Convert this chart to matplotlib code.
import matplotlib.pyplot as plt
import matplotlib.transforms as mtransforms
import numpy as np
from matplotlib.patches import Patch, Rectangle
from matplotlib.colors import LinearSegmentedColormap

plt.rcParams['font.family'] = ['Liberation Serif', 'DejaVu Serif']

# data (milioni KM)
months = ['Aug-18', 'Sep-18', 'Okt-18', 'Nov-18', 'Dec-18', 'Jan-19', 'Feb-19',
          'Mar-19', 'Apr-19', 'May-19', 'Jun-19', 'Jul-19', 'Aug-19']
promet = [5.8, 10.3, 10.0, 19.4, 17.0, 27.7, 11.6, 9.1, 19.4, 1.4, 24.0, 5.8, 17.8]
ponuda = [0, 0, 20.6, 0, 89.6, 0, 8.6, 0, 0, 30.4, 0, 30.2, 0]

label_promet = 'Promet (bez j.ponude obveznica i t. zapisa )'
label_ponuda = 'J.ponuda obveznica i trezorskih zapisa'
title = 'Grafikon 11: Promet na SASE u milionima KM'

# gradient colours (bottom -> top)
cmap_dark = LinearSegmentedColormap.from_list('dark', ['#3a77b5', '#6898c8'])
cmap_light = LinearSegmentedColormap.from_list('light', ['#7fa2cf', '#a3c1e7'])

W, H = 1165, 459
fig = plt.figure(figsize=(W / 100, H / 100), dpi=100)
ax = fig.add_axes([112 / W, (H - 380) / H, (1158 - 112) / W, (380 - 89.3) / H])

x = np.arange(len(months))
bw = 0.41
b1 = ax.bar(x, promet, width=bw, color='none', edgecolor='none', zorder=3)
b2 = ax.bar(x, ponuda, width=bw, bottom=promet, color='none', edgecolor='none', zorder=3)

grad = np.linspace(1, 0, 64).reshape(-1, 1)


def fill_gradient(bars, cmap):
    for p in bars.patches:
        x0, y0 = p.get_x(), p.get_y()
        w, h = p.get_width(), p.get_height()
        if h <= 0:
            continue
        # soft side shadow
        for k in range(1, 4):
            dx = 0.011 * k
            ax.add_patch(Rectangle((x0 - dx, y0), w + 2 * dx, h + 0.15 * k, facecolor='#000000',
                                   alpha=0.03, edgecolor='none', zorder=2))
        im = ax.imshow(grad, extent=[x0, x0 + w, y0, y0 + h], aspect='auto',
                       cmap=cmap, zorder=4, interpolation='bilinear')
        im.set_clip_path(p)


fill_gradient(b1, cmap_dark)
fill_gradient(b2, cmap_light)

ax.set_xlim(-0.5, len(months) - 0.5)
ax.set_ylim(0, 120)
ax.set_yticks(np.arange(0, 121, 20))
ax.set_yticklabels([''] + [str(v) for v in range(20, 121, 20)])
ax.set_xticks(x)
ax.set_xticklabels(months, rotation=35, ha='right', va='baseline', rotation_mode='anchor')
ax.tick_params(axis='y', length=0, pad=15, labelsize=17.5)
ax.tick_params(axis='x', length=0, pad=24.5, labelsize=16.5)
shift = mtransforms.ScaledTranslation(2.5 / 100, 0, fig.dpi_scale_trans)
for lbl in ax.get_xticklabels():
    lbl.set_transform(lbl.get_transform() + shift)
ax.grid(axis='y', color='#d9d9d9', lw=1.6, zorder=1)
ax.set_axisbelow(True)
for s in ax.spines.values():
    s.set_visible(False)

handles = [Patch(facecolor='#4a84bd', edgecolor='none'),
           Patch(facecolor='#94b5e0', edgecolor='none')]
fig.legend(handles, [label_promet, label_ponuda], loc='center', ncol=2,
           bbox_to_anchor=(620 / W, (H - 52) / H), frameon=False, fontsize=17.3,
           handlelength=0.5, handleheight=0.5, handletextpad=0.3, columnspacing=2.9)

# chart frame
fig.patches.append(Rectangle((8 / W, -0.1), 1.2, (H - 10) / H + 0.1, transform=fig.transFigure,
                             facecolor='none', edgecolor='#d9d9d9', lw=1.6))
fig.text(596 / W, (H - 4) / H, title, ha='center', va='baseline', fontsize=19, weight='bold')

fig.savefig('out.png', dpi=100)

......

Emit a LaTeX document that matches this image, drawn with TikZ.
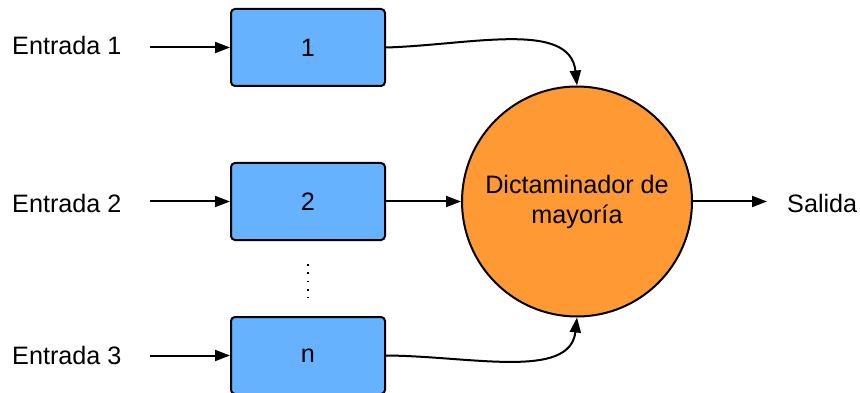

......

Request >>
Transcribe each line of the data above, unaltered, from the one where "Convert this chart to matplotlib code." appears to the one where "plt.rcParams['font.family'] = ['Liberation" appears, inclusive of both.

Full output >>
Convert this chart to matplotlib code.
import matplotlib.pyplot as plt
import matplotlib.transforms as mtransforms
import numpy as np
from matplotlib.patches import Patch, Rectangle
from matplotlib.colors import LinearSegmentedColormap

plt.rcParams['font.family'] = ['Liberation Serif', 'DejaVu Serif']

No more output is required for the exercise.